* Records to process
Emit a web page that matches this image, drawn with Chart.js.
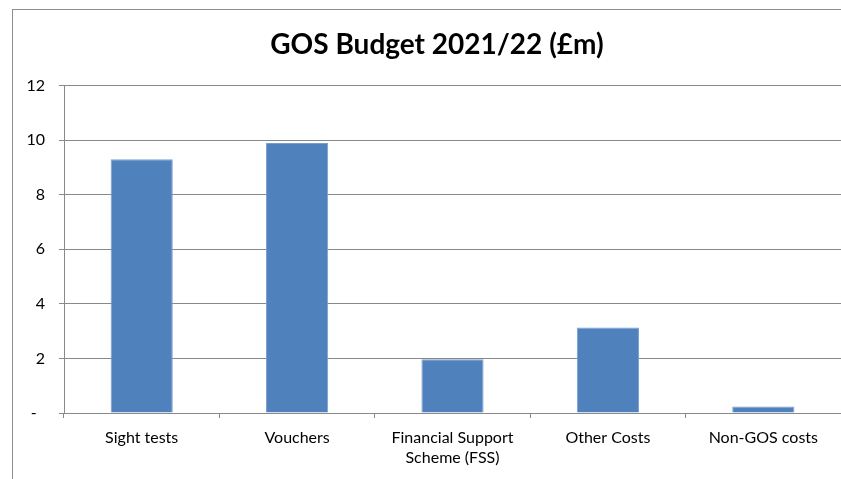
==
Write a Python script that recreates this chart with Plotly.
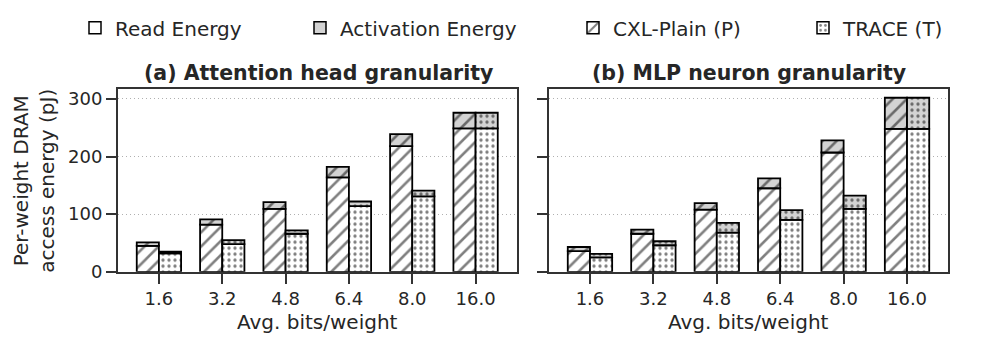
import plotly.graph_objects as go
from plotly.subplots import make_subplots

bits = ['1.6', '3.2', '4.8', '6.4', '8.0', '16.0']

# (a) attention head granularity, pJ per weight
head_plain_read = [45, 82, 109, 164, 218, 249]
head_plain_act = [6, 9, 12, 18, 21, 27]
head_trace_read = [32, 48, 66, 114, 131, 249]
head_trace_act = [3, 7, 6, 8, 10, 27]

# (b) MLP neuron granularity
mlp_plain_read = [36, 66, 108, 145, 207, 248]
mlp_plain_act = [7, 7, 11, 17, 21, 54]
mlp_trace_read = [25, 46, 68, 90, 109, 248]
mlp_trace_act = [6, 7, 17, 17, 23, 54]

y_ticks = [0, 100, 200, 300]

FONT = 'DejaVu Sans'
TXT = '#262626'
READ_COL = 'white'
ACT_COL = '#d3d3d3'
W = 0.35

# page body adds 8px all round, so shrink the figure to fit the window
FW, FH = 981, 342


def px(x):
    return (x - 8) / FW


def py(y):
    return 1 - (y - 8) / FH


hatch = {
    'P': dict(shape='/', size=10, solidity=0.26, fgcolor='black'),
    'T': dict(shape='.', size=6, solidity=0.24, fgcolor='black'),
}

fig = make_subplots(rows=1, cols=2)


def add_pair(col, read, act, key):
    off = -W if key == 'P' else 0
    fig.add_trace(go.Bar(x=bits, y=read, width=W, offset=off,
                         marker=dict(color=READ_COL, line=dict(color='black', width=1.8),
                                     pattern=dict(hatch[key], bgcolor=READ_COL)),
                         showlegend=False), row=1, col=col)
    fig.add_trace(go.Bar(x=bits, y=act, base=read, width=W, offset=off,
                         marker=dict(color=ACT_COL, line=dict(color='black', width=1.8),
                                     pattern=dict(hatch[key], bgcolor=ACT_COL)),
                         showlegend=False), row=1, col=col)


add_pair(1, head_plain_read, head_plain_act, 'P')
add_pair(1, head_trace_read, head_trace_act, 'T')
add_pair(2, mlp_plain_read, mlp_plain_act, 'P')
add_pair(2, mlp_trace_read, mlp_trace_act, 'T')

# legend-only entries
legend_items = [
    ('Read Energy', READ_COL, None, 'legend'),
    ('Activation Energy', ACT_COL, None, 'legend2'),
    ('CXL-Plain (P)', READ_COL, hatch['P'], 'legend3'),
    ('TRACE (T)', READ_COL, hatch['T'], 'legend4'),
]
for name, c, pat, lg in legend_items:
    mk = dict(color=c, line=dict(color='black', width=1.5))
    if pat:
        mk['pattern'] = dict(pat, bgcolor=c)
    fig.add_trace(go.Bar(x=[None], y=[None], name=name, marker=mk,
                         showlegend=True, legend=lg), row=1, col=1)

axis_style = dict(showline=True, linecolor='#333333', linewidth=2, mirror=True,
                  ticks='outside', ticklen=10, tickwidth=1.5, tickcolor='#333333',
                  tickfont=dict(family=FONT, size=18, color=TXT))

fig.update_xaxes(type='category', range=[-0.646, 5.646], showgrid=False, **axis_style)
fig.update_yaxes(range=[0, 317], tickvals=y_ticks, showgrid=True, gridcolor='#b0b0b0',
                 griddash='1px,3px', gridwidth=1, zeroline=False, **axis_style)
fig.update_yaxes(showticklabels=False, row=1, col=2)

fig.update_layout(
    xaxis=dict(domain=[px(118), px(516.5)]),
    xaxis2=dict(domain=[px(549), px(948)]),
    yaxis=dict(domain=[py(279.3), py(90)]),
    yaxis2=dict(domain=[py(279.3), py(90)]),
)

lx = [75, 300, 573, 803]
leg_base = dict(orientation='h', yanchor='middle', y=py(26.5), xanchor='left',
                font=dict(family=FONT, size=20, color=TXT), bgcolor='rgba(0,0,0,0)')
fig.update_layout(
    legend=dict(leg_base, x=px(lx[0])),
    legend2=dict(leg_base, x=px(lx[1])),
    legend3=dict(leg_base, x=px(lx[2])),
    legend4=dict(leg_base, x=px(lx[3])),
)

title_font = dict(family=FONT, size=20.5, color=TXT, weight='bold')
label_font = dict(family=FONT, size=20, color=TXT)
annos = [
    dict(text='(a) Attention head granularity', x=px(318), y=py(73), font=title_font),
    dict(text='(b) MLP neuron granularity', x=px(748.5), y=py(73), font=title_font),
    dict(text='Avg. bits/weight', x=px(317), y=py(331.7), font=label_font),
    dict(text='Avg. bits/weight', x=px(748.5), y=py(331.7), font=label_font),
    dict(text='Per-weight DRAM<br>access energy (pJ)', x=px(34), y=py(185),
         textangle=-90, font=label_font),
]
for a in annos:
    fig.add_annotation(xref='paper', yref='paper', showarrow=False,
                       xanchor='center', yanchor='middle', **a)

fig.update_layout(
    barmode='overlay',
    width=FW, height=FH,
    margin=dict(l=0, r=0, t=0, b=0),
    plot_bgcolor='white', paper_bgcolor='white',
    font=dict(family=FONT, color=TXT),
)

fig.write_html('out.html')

* Stated goal
Give only the number of lines in the records that contain the string "with".

* The response
2